In a significant ruling the Bombay High Court has said that it will be the responsibility of the Centre in case any faulty ventilators supplied by a Gujarat-based company through the PMCares Fund, cause deaths of Covid-19 patients.
In its verdict on Wednesday, a Division Bench comprising Justice Ravindra Ghuge and Justice B.U. Debadwar said that they would “not permit experimentation of ventilators which have undergone major repairs in treating the patients, since this would be causing a risk/health hazard to the patients, and unfortunately, the use of such ventilators may cause loss of life, which must be averted”.
After a submission by the Additional Solicitor-General of India Anil Singh, that a team expert doctors from New Delhi – one each from Ram Manohar Lohiya Hospital and Safdarjung Hospital – would visit the Government Medical College & Hospital, Aurangabad (GMCH) today to inspect the defective ventilators, the court has posted the matter for further hearing on June 7.
The matter pertains to 150 ventilators provided to the GMCH in April under the PM Care Fund which were supplied by Rajkot-based Jyoti CNC, of which around 133 were found to be defective or malfunctional. (IANS – May18).
A GMCH committee had submitted a report on the ventilators which suffered continuous breakdowns even after repairs, and hence the machines were not being used as a precautionary measure with the Maharashtra Congress Spokesperson Sachin Sawant raising the issue in a big way.
In their suo moto criminal PIL filed at the Aurangabad Bench, the judges said: “If the ventilators are found to be dysfunctional even after inspection/repairs, the manufacturer would be held liable and the Union of India shall press for replacement of such defective ventilators keeping in view that there exists a one-year manufacturer’s warranty in relation to each of such ventilator.”
To this, Singh hastily added that no casualty would occur since these ventilators will not be made operational in the treatment of the patients until the team of the doctors visiting GMCH Aurangabad (today) and representatives of the manufacturer ensure that the ventilators are upto desirable operational standards.

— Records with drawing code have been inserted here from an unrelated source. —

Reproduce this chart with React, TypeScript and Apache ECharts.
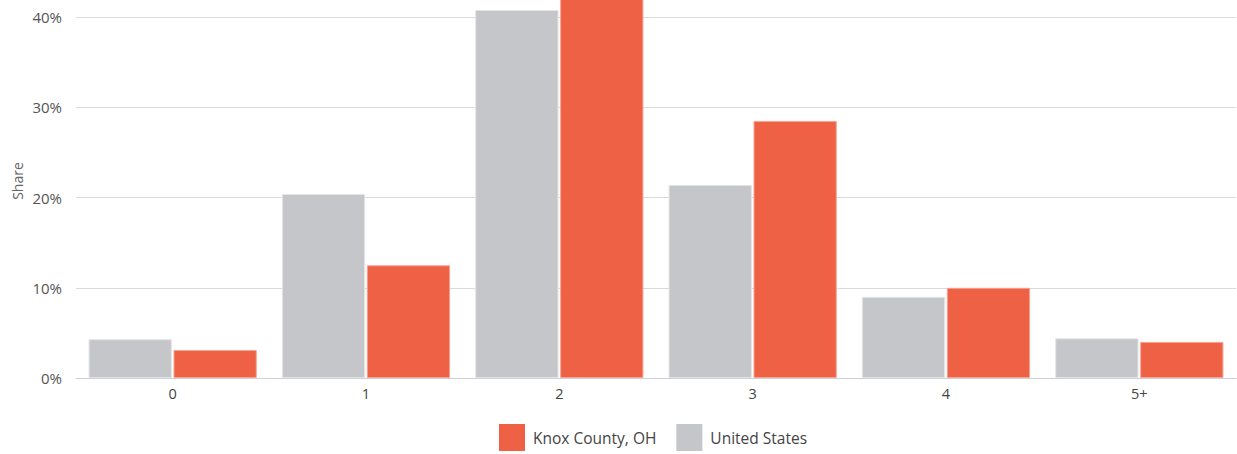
import React, { useEffect, useRef } from "react";
import * as echarts from "echarts";

const categories = ["0", "1", "2", "3", "4", "5+"];
const usValues = [4.3, 20.4, 40.8, 21.4, 9.0, 4.4];
const knoxValues = [3.1, 12.5, 43.0, 28.5, 10.0, 4.0];
const yTicks = [0, 10, 20, 30, 40];

const FONT = "'Open Sans', 'Noto Sans', sans-serif";
const SHIFT = 73;

export default function App() {
  const ref = useRef<HTMLDivElement>(null);
  useEffect(() => {
    if (!ref.current) return;
    const chart = echarts.init(ref.current, undefined, { renderer: "svg" });
    chart.setOption({
      animation: false,
      textStyle: { fontFamily: FONT },
      grid: { left: 76, right: 1, top: 0, bottom: 76, containLabel: false },
      legend: {
        bottom: 3,
        left: 499,
        padding: 0,
        itemWidth: 26,
        itemHeight: 27,
        itemGap: 20,
        icon: "rect",
        itemStyle: { borderWidth: 0 },
        data: ["Knox County, OH", "United States"],
        textStyle: { fontSize: 15.5, color: "#444", fontFamily: FONT, padding: [0, 0, 0, 3] },
      },
      graphic: [
        {
          type: "text",
          x: 17,
          y: 181 + SHIFT,
          rotation: Math.PI / 2,
          style: {
            text: "Share",
            fontSize: 14,
            fill: "#666",
            fontFamily: FONT,
            textAlign: "center",
            textVerticalAlign: "middle",
          },
        },
      ],
      xAxis: {
        type: "category",
        data: categories,
        axisLine: { lineStyle: { color: "#ccd0d6", width: 1 } },
        axisTick: { show: false },
        axisLabel: { fontSize: 14.5, color: "#444", margin: 8, fontFamily: FONT },
      },
      yAxis: {
        type: "value",
        min: 0,
        max: 50,
        interval: 10,
        axisLine: { show: false },
        axisTick: { show: false },
        splitLine: { lineStyle: { color: "#dadada", width: 1 } },
        axisLabel: {
          fontSize: 15,
          color: "#555",
          margin: 14,
          fontFamily: FONT,
          formatter: (v: number) => (yTicks.indexOf(v) >= 0 ? v + "%" : ""),
        },
      },
      series: [
        {
          name: "United States",
          type: "bar",
          data: usValues,
          barGap: "2%",
          barCategoryGap: "13%",
          itemStyle: { color: "#c5c6ca", borderColor: "#e4e4e6", borderWidth: 1 },
        },
        {
          name: "Knox County, OH",
          type: "bar",
          data: knoxValues,
          barGap: "2%",
          barCategoryGap: "13%",
          itemStyle: { color: "#ee6145", borderColor: "#f7a492", borderWidth: 1 },
        },
      ],
    });
    return () => chart.dispose();
  }, []);
  return (
    <div
      ref={ref}
      style={{ position: "absolute", left: 0, top: -SHIFT, width: 1237, height: 454 + SHIFT }}
    />
  );
}
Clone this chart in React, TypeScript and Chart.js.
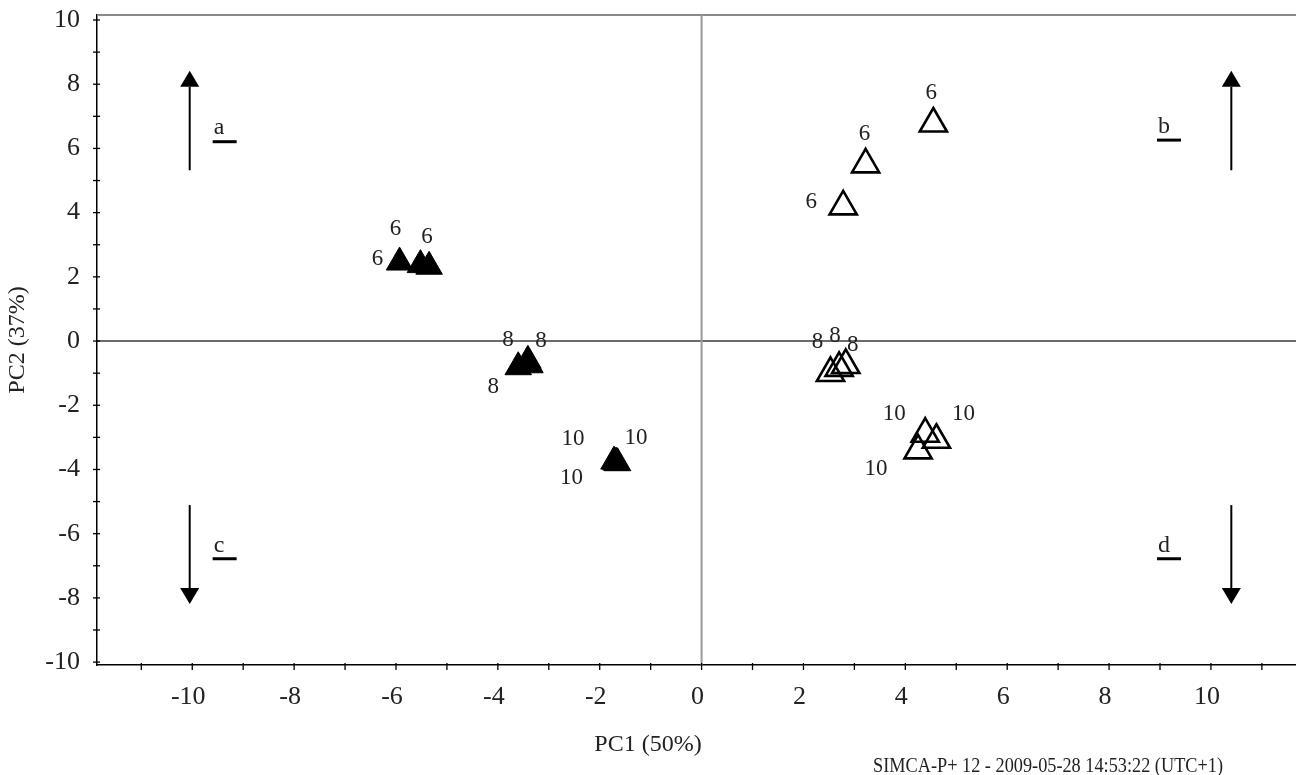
import React, { useEffect, useRef } from 'react';
import { Chart, registerables } from 'chart.js';

Chart.register(...registerables);

// ---- data ----
const filledPC1 = [-5.93, -5.52, -5.35, -3.6, -3.41, -3.37, -1.72, -1.68, -1.65];
const filledPC2 = [2.45, 2.37, 2.32, -0.81, -0.61, -0.75, -3.75, -3.78, -3.8];
const filledTimes = ['6', '6', '6', '8', '8', '8', '10', '10', '10'];

const openPC1 = [4.55, 3.22, 2.78, 2.53, 2.7, 2.83, 4.39, 4.61, 4.25];
const openPC2 = [6.77, 5.5, 4.19, -1.0, -0.84, -0.75, -2.89, -3.08, -3.41];
const openTimes = ['6', '6', '6', '8', '8', '8', '10', '10', '10'];

// label placement relative to each point (pixels)
const filledLabelOffsets = [[-22, -3], [-25, -36], [-2, -30], [-25, 20], [-20, -21], [11, -24], [-41, -23], [20, -24], [-46, 15]];
const openLabelOffsets = [[-2, -31], [-1, -31], [-32, -5], [-13, -31], [-4, -32], [7, -20], [-31, -20], [27, -26], [-42, 18]];

// corner arrows and letters
const arrowPC1 = [-10.05, 10.4, -10.05, 10.4];
const arrowTailPC2 = [5.32, 5.32, -5.11, -5.11];
const arrowHeadPC2 = [8.42, 8.42, -8.19, -8.19];
const cornerLetters = ['a', 'b', 'c', 'd'];
const letterPC1 = [-9.58, 8.96, -9.58, 8.96];
const letterPC2 = [6.63, 6.68, -6.36, -6.36];

const xMin = -11.87;
const xMax = 11.67;
const yMin = -10.09;
const yMax = 10.156;

const xTitle = 'PC1 (50%)';
const yTitle = 'PC2 (37%)';
const footer = 'SIMCA-P+ 12 - 2009-05-28 14:53:22 (UTC+1)';

const SERIF = "'Liberation Serif', 'Times New Roman', serif";

const tickLabel = (v: number | string) => {
  const n = Math.round(Number(v));
  return n % 2 === 0 ? String(n) : '';
};

const decorPlugin = {
  id: 'decor',
  beforeDatasetsDraw(chart: any) {
    const { ctx, chartArea } = chart;
    const xs = chart.scales.x;
    const ys = chart.scales.y;
    ctx.save();
    // top frame line
    ctx.strokeStyle = '#8a8a8a';
    ctx.lineWidth = 2;
    ctx.beginPath();
    ctx.moveTo(chartArea.left, chartArea.top);
    ctx.lineTo(chartArea.right, chartArea.top);
    ctx.stroke();
    // zero lines
    const y0 = ys.getPixelForValue(0);
    ctx.strokeStyle = '#3a3a3a';
    ctx.lineWidth = 1.5;
    ctx.beginPath();
    ctx.moveTo(chartArea.left, y0);
    ctx.lineTo(chartArea.right, y0);
    ctx.stroke();
    const x0 = xs.getPixelForValue(0);
    ctx.strokeStyle = '#9a9a9a';
    ctx.lineWidth = 2;
    ctx.beginPath();
    ctx.moveTo(x0, chartArea.top);
    ctx.lineTo(x0, chartArea.bottom);
    ctx.stroke();
    ctx.restore();
  },
  afterDraw(chart: any) {
    const { ctx, chartArea } = chart;
    const xs = chart.scales.x;
    const ys = chart.scales.y;
    ctx.save();
    // tick marks crossing the axes
    ctx.strokeStyle = '#000';
    ctx.lineWidth = 1.3;
    for (const t of xs.ticks) {
      const px = xs.getPixelForValue(t.value);
      ctx.beginPath();
      ctx.moveTo(px, chartArea.bottom - 2);
      ctx.lineTo(px, chartArea.bottom + 5);
      ctx.stroke();
    }
    for (const t of ys.ticks) {
      const py = ys.getPixelForValue(t.value);
      ctx.beginPath();
      ctx.moveTo(chartArea.left - 4, py);
      ctx.lineTo(chartArea.left + 3, py);
      ctx.stroke();
    }

    // point labels
    ctx.fillStyle = '#222';
    ctx.font = `23px ${SERIF}`;
    ctx.textAlign = 'center';
    ctx.textBaseline = 'middle';
    const drawLabels = (dsIndex: number, texts: string[], offs: number[][]) => {
      const meta = chart.getDatasetMeta(dsIndex);
      meta.data.forEach((el: any, i: number) => {
        ctx.fillText(texts[i], el.x + offs[i][0], el.y + offs[i][1]);
      });
    };
    drawLabels(0, filledTimes, filledLabelOffsets);
    drawLabels(1, openTimes, openLabelOffsets);

    // arrows
    ctx.strokeStyle = '#000';
    ctx.fillStyle = '#000';
    for (let i = 0; i < arrowPC1.length; i++) {
      const ax = xs.getPixelForValue(arrowPC1[i]);
      const ty = ys.getPixelForValue(arrowTailPC2[i]);
      const hy = ys.getPixelForValue(arrowHeadPC2[i]);
      const dir = hy < ty ? -1 : 1;
      const headLen = 16;
      ctx.lineWidth = 2;
      ctx.beginPath();
      ctx.moveTo(ax, ty);
      ctx.lineTo(ax, hy - dir * headLen);
      ctx.stroke();
      ctx.beginPath();
      ctx.moveTo(ax, hy);
      ctx.lineTo(ax - 9.5, hy - dir * headLen);
      ctx.lineTo(ax + 9.5, hy - dir * headLen);
      ctx.closePath();
      ctx.fill();
    }

    // corner letters with underline
    ctx.font = `24px ${SERIF}`;
    ctx.textAlign = 'left';
    ctx.textBaseline = 'middle';
    for (let i = 0; i < cornerLetters.length; i++) {
      const lx = xs.getPixelForValue(letterPC1[i]);
      const ly = ys.getPixelForValue(letterPC2[i]);
      ctx.fillStyle = '#222';
      ctx.fillText(cornerLetters[i], lx, ly);
      ctx.fillStyle = '#000';
      ctx.fillRect(lx - 1, ly + 12, 24, 3);
    }

    // axis titles
    ctx.fillStyle = '#222';
    ctx.font = `24px ${SERIF}`;
    ctx.textAlign = 'center';
    ctx.textBaseline = 'middle';
    ctx.fillText(xTitle, 648, 745);
    ctx.save();
    ctx.translate(18, (chartArea.top + chartArea.bottom) / 2);
    ctx.rotate(-Math.PI / 2);
    ctx.fillText(yTitle, 0, 0);
    ctx.restore();

    // footer (condensed)
    ctx.save();
    ctx.font = `21px ${SERIF}`;
    ctx.textAlign = 'right';
    ctx.textBaseline = 'alphabetic';
    ctx.translate(1223, 772);
    ctx.scale(0.87, 1);
    ctx.fillText(footer, 0, 0);
    ctx.restore();

    ctx.restore();
  },
};

export default function App() {
  const canvasRef = useRef<HTMLCanvasElement | null>(null);

  useEffect(() => {
    if (!canvasRef.current) return;
    const chart = new Chart(canvasRef.current, {
      type: 'scatter',
      data: {
        datasets: [
          {
            label: 'filled',
            data: filledPC1.map((x, i) => ({ x, y: filledPC2[i] })),
            pointStyle: 'triangle',
            pointRadius: 15.3,
            backgroundColor: '#000',
            borderColor: '#000',
            borderWidth: 1,
          },
          {
            label: 'open',
            data: openPC1.map((x, i) => ({ x, y: openPC2[i] })),
            pointStyle: 'triangle',
            pointRadius: 15.7,
            backgroundColor: 'rgba(0,0,0,0)',
            borderColor: '#000',
            borderWidth: 2.6,
          },
        ],
      },
      options: {
        animation: false,
        responsive: false,
        events: [],
        layout: { autoPadding: false, padding: { top: 15, right: 0, left: 0, bottom: 0 } },
        plugins: {
          legend: { display: false },
          tooltip: { enabled: false },
        },
        scales: {
          x: {
            type: 'linear',
            min: xMin,
            max: xMax,
            afterFit: (scale: any) => {
              scale.height = 110;
              scale.paddingLeft = 0;
              scale.paddingRight = 0;
              scale.paddingTop = 0;
              scale.paddingBottom = 0;
            },
            grid: { display: false, drawTicks: false },
            border: { display: true, color: '#000', width: 1.5 },
            ticks: {
              stepSize: 1,
              includeBounds: false,
              autoSkip: false,
              maxRotation: 0,
              padding: 17,
              labelOffset: -4,
              color: '#222',
              font: { family: SERIF, size: 26 },
              callback: tickLabel,
            },
          },
          y: {
            type: 'linear',
            min: yMin,
            max: yMax,
            afterFit: (scale: any) => {
              scale.width = 97;
              scale.paddingLeft = 0;
              scale.paddingRight = 0;
              scale.paddingTop = 0;
              scale.paddingBottom = 0;
            },
            grid: { display: false, drawTicks: false },
            border: { display: true, color: '#000', width: 1.5 },
            ticks: {
              stepSize: 1,
              includeBounds: false,
              autoSkip: false,
              padding: 17,
              color: '#222',
              font: { family: SERIF, size: 26 },
              callback: tickLabel,
            },
          },
        },
      },
      plugins: [decorPlugin],
    });
    return () => chart.destroy();
  }, []);

  return (
    <div style={{ position: 'absolute', left: 0, top: 0, width: 1296, height: 775, background: '#fff' }}>
      <canvas ref={canvasRef} width={1296} height={775} />
    </div>
  );
}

Chief Public Prosecutor D. R. Kale informed the court that since it would be extremely risky to use these defective ventilators, the GMCH Aurangabad and Ambejogai (Beed) would not use them till they are fully convinced that the machines are perfectly functional and could deliver the desired results while treating the patients.
CPP Kale made it clear that the GMCH does not “want to be blamed for a casualty, if it occurs on account of use of such ventilators” and since the GMCH does not have a service center in Aurangabad or Beed, the manufacturer (Jyoti CNC, Rajkot) should take them to its own repairing centers.
Justice Ghuge and Justice Debadwar said they expected the Centre to be firm with the manufacturer for supplying such defective ventilators, and if necessary, the court would order their return.
“In such a situation, it would be the responsibility of the Union of India to ensure that the defective ventilators are replaced with new functional ventilators. Manufacturing defects call for replacement under the warranty scheme,” the court said.
After the Congress and Sawant raised the issue in April, on May 15, Prime Minister Narendra Modi had ordered an audit of the installation and operation of all ventilators supplied around the country through the PMCF.
Of the 150 ventilators supplied by Jyoti CNC, Rajkot, to Maharashtra under the PMCF, 58 were installed but all are lying unused despite repairs, the company did install another 37, while the balance 55 were distributed to hospitals in Beed, Parbhani, Osmanabad and Hingoli, as er the GMCH Report last month.